I can't sleep, so why not blog? I've been reflecting a lot on the past year in my life, and honestly, I never thought it would be what it is today. A year ago, I was in a career that I thought I'd never leave, doing a job that stressed me out, but I absolutely loved. I was in love with the man I thought I'd spend forever with, and although it wasn't perfect, we at least thought it was going somewhere. I wouldn't have changed my life for anything. Now, I'm in a new career, that I actually truly love. I'm not stressed, I'm not looking over my shoulder for the big mean manager to criticize or change their mind on what they want to focus on, and it's a breath of fresh air.

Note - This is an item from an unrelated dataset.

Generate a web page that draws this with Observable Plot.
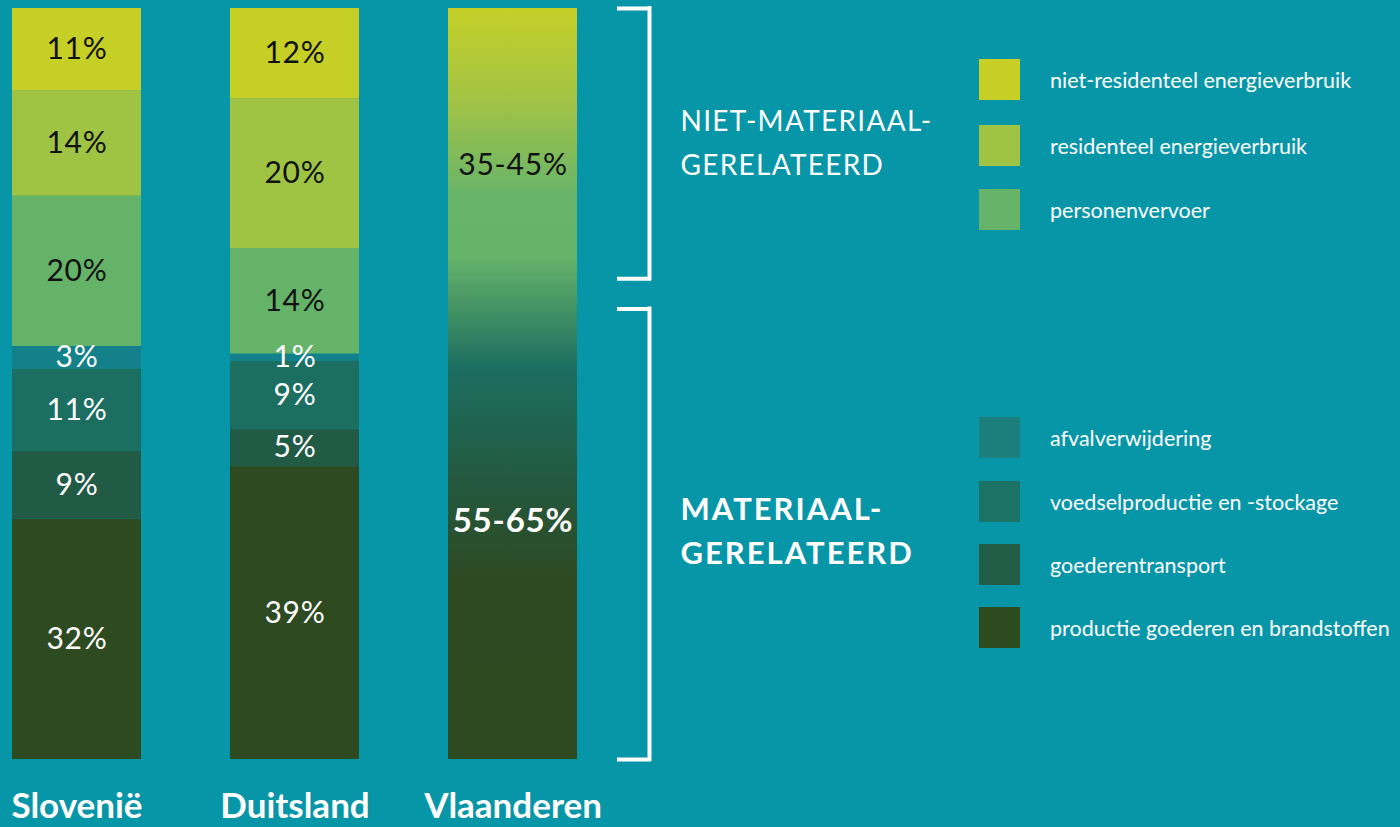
<!DOCTYPE html>
<html><head><meta charset="utf-8">
<script src="https://cdn.jsdelivr.net/npm/d3@7"></script>
<script src="https://cdn.jsdelivr.net/npm/@observablehq/plot@0.6"></script>
<style>
html,body{margin:0;padding:0;background:#0796a8;}
#wrap{position:relative;width:1400px;height:827px;overflow:hidden;font-family:Lato,"Noto Sans",sans-serif;}
#legend{position:absolute;left:979px;top:0;color:#fff;font-size:21.5px;}
.item{position:absolute;left:0;display:flex;align-items:center;white-space:nowrap;}
.sw{width:41px;height:41px;margin-right:30px;flex:none;}
svg{display:block;}
</style></head><body><div id="wrap"></div>
<script>
// ---- data ----
const countries = ["Slovenië", "Duitsland", "Vlaanderen"];
// stacking order: bottom to top
const categories = [
  "productie goederen en brandstoffen",
  "goederentransport",
  "voedselproductie en -stockage",
  "afvalverwijdering",
  "personenvervoer",
  "residenteel energieverbruik",
  "niet-residenteel energieverbruik"
];
const sloveniaValues = [32, 9, 11, 3, 20, 14, 11];
const germanyValues  = [39, 5, 9, 1, 14, 20, 12];
const categoryColors = ["#2d4a21", "#215b46", "#1b6e60", "#13808a", "#65b369", "#9fc444", "#c5cf26"];
const labelColors    = ["#ffffff", "#ffffff", "#ffffff", "#ffffff", "#111111", "#111111", "#111111"];
const legendSwatches = ["#2e4a1f", "#225d48", "#1c7265", "#1d7f7b", "#66b36a", "#9fc444", "#c7cf26"];

const flandersGroups = ["materiaal-gerelateerd", "niet-materiaal-gerelateerd"];
const flandersShares = [60, 40];
const flandersLabels = ["55-65%", "35-45%"];

const bracketLabels = ["MATERIAAL-\nGERELATEERD", "NIET-MATERIAAL-\nGERELATEERD"];
const bracketLow  = [0, 64];
const bracketHigh = [60, 100];

// ---- tables ----
const rows = [];
categories.forEach((c, i) => rows.push({country: "Slovenië", category: c, value: sloveniaValues[i], color: categoryColors[i], lc: labelColors[i]}));
categories.forEach((c, i) => rows.push({country: "Duitsland", category: c, value: germanyValues[i], color: categoryColors[i], lc: labelColors[i]}));
const flanders = flandersGroups.map((g, i) => ({country: "Vlaanderen", group: g, value: flandersShares[i], label: flandersLabels[i]}));
const flandersTotal = [{country: "Vlaanderen", value: d3.sum(flandersShares)}];
const brackets = bracketLabels.map((l, i) => ({label: l, lo: bracketLow[i], hi: bracketHigh[i], bold: i === 0}));

const gradStops = [
  [0, "#c5cf27"], [0.12, "#a3c344"], [0.25, "#67b46a"], [0.33, "#66b36a"],
  [0.48, "#1c6e60"], [0.62, "#235a42"], [0.76, "#2d4a22"], [1, "#2d4a21"]
];
const gradientDefs = () => {
  const defs = d3.create("svg:defs");
  const lg = defs.append("linearGradient").attr("id", "vgrad")
    .attr("x1", 0).attr("y1", 0).attr("x2", 0).attr("y2", 1);
  gradStops.forEach(([o, c]) => lg.append("stop").attr("offset", o).attr("stop-color", c));
  return defs.node();
};

const fl = () => "Vlaanderen";
const chart = Plot.plot({
  width: 1400, height: 827,
  marginTop: 8, marginBottom: 68, marginLeft: 0, marginRight: 0,
  x: {domain: countries, range: [12, 578], paddingInner: 0.407, paddingOuter: 0, label: null},
  y: {domain: [0, 100], axis: null},
  color: {type: "identity"},
  style: {background: "transparent", fontFamily: "Lato, 'Noto Sans', sans-serif", color: "white", overflow: "visible"},
  marks: [
    gradientDefs,
    Plot.barY(rows, Plot.stackY({x: "country", y: "value", fill: "color"})),
    Plot.barY(flandersTotal, {x: "country", y: "value", fill: "url(#vgrad)"}),
    Plot.text(rows, Plot.stackY({x: "country", y: "value", text: d => d.value + "%", fill: "lc", fontSize: 30})),
    Plot.text(flanders, Plot.stackY({x: "country", y: "value", text: d => d.group === "niet-materiaal-gerelateerd" ? d.label : null, fill: "#111", fontSize: 30, dy: 7})),
    Plot.text(flanders, Plot.stackY({x: "country", y: "value", text: d => d.group === "materiaal-gerelateerd" ? d.label : null, fill: "white", fontSize: 33, fontWeight: "bold", dy: -13})),
    Plot.ruleX(brackets, {x: fl, y1: "lo", y2: "hi", dx: 136.5, stroke: "white", strokeWidth: 4, strokeLinecap: "square"}),
    Plot.ruleY(brackets, {y: "hi", x1: fl, x2: fl, insetLeft: 171, insetRight: -72, stroke: "white", strokeWidth: 4, strokeLinecap: "square"}),
    Plot.ruleY(brackets, {y: "lo", x1: fl, x2: fl, insetLeft: 171, insetRight: -72, stroke: "white", strokeWidth: 4, strokeLinecap: "square"}),
    Plot.text(brackets, {filter: d => !d.bold, x: fl, y: d => (d.lo + d.hi) / 2, text: "label", dx: 167.5, dy: -5, textAnchor: "start", lineHeight: 1.6, fontSize: 28, fill: "white"}),
    Plot.text(brackets, {filter: d => d.bold, x: fl, y: d => (d.lo + d.hi) / 2, text: "label", dx: 167.5, dy: -6, textAnchor: "start", lineHeight: 1.42, fontSize: 31, fontWeight: "bold", fill: "white"}),
    Plot.axisX({tickSize: 0, tickPadding: 34, fontSize: 35, fontWeight: "bold", fill: "white", label: null})
  ]
});
const wrap = document.getElementById("wrap");
wrap.appendChild(chart);
// letter spacing tweaks to approximate the original typeface's width
d3.select(chart).selectAll("text").each(function () {
  const t = this.textContent;
  if (/GERELATEERD/.test(t)) {
    this.style.letterSpacing = t.startsWith("NIET") ? "1.3px" : "2px";
  } else if (/%$/.test(t)) {
    this.style.letterSpacing = "0.8px";
  }
});

// legend (HTML)
const legend = document.createElement("div");
legend.id = "legend";
const legendOrder = [6, 5, 4, 3, 2, 1, 0];
const tops = [59, 125, 189, 417, 481, 544, 607];
legendOrder.forEach((ci, k) => {
  const it = document.createElement("div");
  it.className = "item";
  it.style.top = tops[k] + "px";
  it.innerHTML = `<div class="sw" style="background:${legendSwatches[ci]}"></div><span>${categories[ci]}</span>`;
  legend.appendChild(it);
});
wrap.appendChild(legend);
</script>
</body></html>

Now the whole relationship thing- I would change, but I'm ok being single. The guy I loved, honestly in retrospect, was probably the hardest thing I've ever dealt with. Its not just the break up, but it was the way we did it. It wasn't clean, it was messy, it was back and forth and it was never completely done. Until about a week or so ago. It's the hardest thing to not text or call him, because he was the one person I always went to. But now its not him. He's not there. It's hard knowing that you're alone. Yes I have my friends, but its not the solid support of someone who loves you and wants to be there on your bad days, to rub your back and hold you while you sleep. Ok, so I'm off of that subject.
This year has been a year of changes. New job, new perspective on life, new friends, new everything practically. I've done a lot of firsts, and have made a lot of mistakes, but have also had an amazing first 10 months of the year. That's not to say I have loved every minute of it. I want a few weekends that happened to unhappen, a few nights to just disappear altogether, but its those mistakes that made my new outlook on life. I'm stronger than I thought I could be, and I know that what I've been through and dealt with in this past year, and the past 10 years, I have built strong walls that only let people in so far. No one is in all the way. No one gets my full trust, my heart, none of it. It's sad to say, because I am the hopeless romantic that wants to believe in soulmates, that there is a prince charming for every princess (because we all know I am a princess) I am the girl that believes in happy endings, the one that believes the girl always gets to be the one exception to the rule. I want to be someone's exception.... (name the movie)
Ok. That's all for now. I'm going to try to sleep. Good night world.